• Dataset records:

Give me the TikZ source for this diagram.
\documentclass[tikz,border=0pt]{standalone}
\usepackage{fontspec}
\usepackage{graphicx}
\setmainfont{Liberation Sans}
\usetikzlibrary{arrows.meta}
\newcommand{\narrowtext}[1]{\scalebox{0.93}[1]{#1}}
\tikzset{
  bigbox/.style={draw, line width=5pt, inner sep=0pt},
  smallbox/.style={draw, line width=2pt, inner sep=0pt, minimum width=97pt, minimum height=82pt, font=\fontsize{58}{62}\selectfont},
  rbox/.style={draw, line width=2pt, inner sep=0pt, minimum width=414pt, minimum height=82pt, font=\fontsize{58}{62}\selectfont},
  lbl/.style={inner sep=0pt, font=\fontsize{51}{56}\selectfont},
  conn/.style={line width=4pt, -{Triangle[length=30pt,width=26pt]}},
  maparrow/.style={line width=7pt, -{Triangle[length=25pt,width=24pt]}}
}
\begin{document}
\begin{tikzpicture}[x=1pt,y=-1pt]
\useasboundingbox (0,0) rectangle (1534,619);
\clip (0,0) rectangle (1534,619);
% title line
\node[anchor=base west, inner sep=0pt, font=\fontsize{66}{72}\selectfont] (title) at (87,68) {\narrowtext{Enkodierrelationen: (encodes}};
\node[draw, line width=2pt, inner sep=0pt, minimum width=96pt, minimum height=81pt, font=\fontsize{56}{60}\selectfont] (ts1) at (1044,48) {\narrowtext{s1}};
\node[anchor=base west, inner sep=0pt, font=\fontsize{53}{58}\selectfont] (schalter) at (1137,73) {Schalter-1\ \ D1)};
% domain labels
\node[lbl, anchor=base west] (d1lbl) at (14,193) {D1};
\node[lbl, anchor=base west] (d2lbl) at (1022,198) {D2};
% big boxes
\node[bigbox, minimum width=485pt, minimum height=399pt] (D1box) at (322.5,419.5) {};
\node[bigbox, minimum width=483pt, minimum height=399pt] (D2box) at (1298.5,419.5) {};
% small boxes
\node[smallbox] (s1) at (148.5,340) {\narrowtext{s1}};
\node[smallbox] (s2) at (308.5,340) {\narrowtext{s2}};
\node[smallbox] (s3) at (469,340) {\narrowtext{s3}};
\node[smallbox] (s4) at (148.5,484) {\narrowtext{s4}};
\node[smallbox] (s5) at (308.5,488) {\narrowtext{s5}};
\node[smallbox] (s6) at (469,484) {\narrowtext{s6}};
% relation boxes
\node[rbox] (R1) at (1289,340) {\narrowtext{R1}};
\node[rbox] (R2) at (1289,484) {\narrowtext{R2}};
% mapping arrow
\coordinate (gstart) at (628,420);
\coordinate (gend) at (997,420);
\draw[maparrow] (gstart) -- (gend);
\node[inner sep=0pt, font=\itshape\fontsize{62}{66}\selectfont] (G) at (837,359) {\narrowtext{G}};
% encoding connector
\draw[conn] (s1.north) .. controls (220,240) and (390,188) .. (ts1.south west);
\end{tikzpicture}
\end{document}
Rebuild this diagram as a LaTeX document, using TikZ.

• Stated problem: Extract each record, keeping it identical to the original.

• Written response:
Give me the TikZ source for this diagram.
\documentclass[tikz,border=0pt]{standalone}
\usepackage{fontspec}
\usepackage{graphicx}
\setmainfont{Liberation Sans}
\usetikzlibrary{arrows.meta}
\newcommand{\narrowtext}[1]{\scalebox{0.93}[1]{#1}}
\tikzset{
  bigbox/.style={draw, line width=5pt, inner sep=0pt},
  smallbox/.style={draw, line width=2pt, inner sep=0pt, minimum width=97pt, minimum height=82pt, font=\fontsize{58}{62}\selectfont},
  rbox/.style={draw, line width=2pt, inner sep=0pt, minimum width=414pt, minimum height=82pt, font=\fontsize{58}{62}\selectfont},
  lbl/.style={inner sep=0pt, font=\fontsize{51}{56}\selectfont},
  conn/.style={line width=4pt, -{Triangle[length=30pt,width=26pt]}},
  maparrow/.style={line width=7pt, -{Triangle[length=25pt,width=24pt]}}
}
\begin{document}
\begin{tikzpicture}[x=1pt,y=-1pt]
\useasboundingbox (0,0) rectangle (1534,619);
\clip (0,0) rectangle (1534,619);
% title line
\node[anchor=base west, inner sep=0pt, font=\fontsize{66}{72}\selectfont] (title) at (87,68) {\narrowtext{Enkodierrelationen: (encodes}};
\node[draw, line width=2pt, inner sep=0pt, minimum width=96pt, minimum height=81pt, font=\fontsize{56}{60}\selectfont] (ts1) at (1044,48) {\narrowtext{s1}};
\node[anchor=base west, inner sep=0pt, font=\fontsize{53}{58}\selectfont] (schalter) at (1137,73) {Schalter-1\ \ D1)};
% domain labels
\node[lbl, anchor=base west] (d1lbl) at (14,193) {D1};
\node[lbl, anchor=base west] (d2lbl) at (1022,198) {D2};
% big boxes
\node[bigbox, minimum width=485pt, minimum height=399pt] (D1box) at (322.5,419.5) {};
\node[bigbox, minimum width=483pt, minimum height=399pt] (D2box) at (1298.5,419.5) {};
% small boxes
\node[smallbox] (s1) at (148.5,340) {\narrowtext{s1}};
\node[smallbox] (s2) at (308.5,340) {\narrowtext{s2}};
\node[smallbox] (s3) at (469,340) {\narrowtext{s3}};
\node[smallbox] (s4) at (148.5,484) {\narrowtext{s4}};
\node[smallbox] (s5) at (308.5,488) {\narrowtext{s5}};
\node[smallbox] (s6) at (469,484) {\narrowtext{s6}};
% relation boxes
\node[rbox] (R1) at (1289,340) {\narrowtext{R1}};
\node[rbox] (R2) at (1289,484) {\narrowtext{R2}};
% mapping arrow
\coordinate (gstart) at (628,420);
\coordinate (gend) at (997,420);
\draw[maparrow] (gstart) -- (gend);
\node[inner sep=0pt, font=\itshape\fontsize{62}{66}\selectfont] (G) at (837,359) {\narrowtext{G}};
% encoding connector
\draw[conn] (s1.north) .. controls (220,240) and (390,188) .. (ts1.south west);
\end{tikzpicture}
\end{document}
Rebuild this diagram as a LaTeX document, using TikZ.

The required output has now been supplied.